Overviewing the field of digital war research, Dr Boichak noted that, while the relationship between war and media is a relatively new field of study, increased study and awareness are imperative to reframing notions of war. War has already outgrown the traditional definitions, due to advances in digital media and communication technologies. Beyond the intensifying media coverage of wars on the ground over the past 50 years, civilians are now able to also participate in military conflicts.

Tracing the changing relationship of media and war, Dr Boichak observed that there have been keystone moments of technological breakthroughs, from the invention of photographs, telegraphs, radio, television, to the growing adoption of internet and social media. These developments have all brought war closer to civilians; efforts at censorship had still been employed up until the early 2000s through controlling informational flows, but this is no longer feasible in the current hyperconnected battlefield. Rather, the representation, perception, participation, and memorialisation of conflict can all now exist outside official narratives and perspectives. They are a battlefield of their own, intertwined with the battlefield of reality.
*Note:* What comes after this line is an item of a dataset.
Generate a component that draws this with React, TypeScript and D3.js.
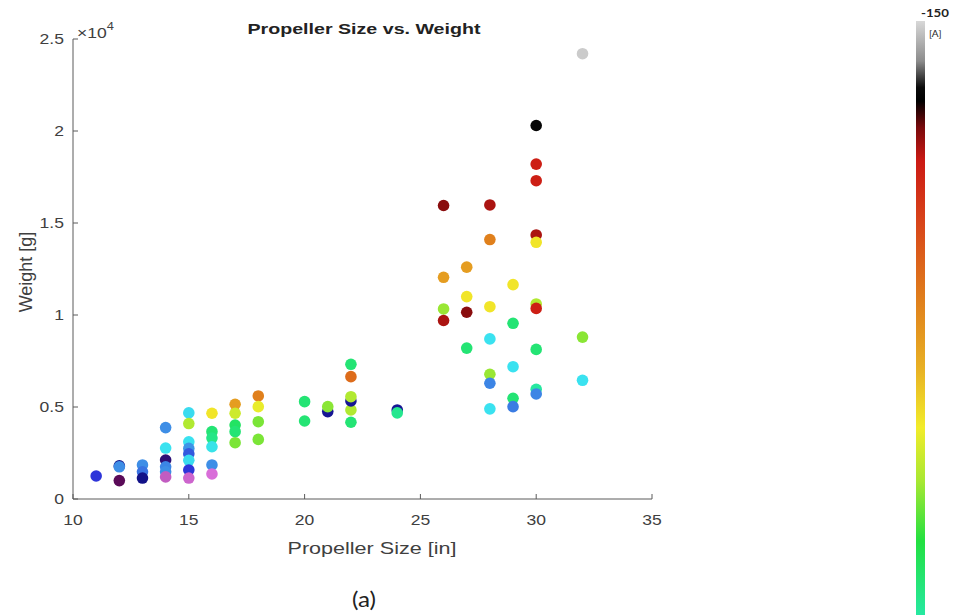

Dr Boichak offered insights on the participatory modalities within this digital, global battlefield. Participation by Ukrainians has been through being digital witnesses to events, contributing to open-source intelligence, and organising crowd funding efforts for humanitarian aid and Ukrainian resistance. Beyond Ukraine, participation by the global audience has included information dissemination and ‘hacktivism’ projects such as ‘Play for Ukraine’ aiming to knock Russian websites offline.

Dr Boichak observed that, whilst victory on the digital battlefield may not mean a victory on the Ukrainian battlefield, it could still significantly facilitate a point of entry into the modes, expressions, and experiences of warfare in a global society. For the international community as well as Ukraine itself, this has at least led to an understanding of the war beyond the Russian propaganda of Ukraine as Russo-phobic, fascist, or a failed — even illegitimate— state.

In response to questions, Dr Boichak acknowledged that there have been long-standing differences between the Ukrainian-speaking and Russian-speaking populations of Ukraine, corresponding to an east-west divide and religious differences. She noted however that a majority of Russian speakers had voted for the Zelensky government, and was dismissive of claims that Russian speakers had long suffered discrimination in such areas as education.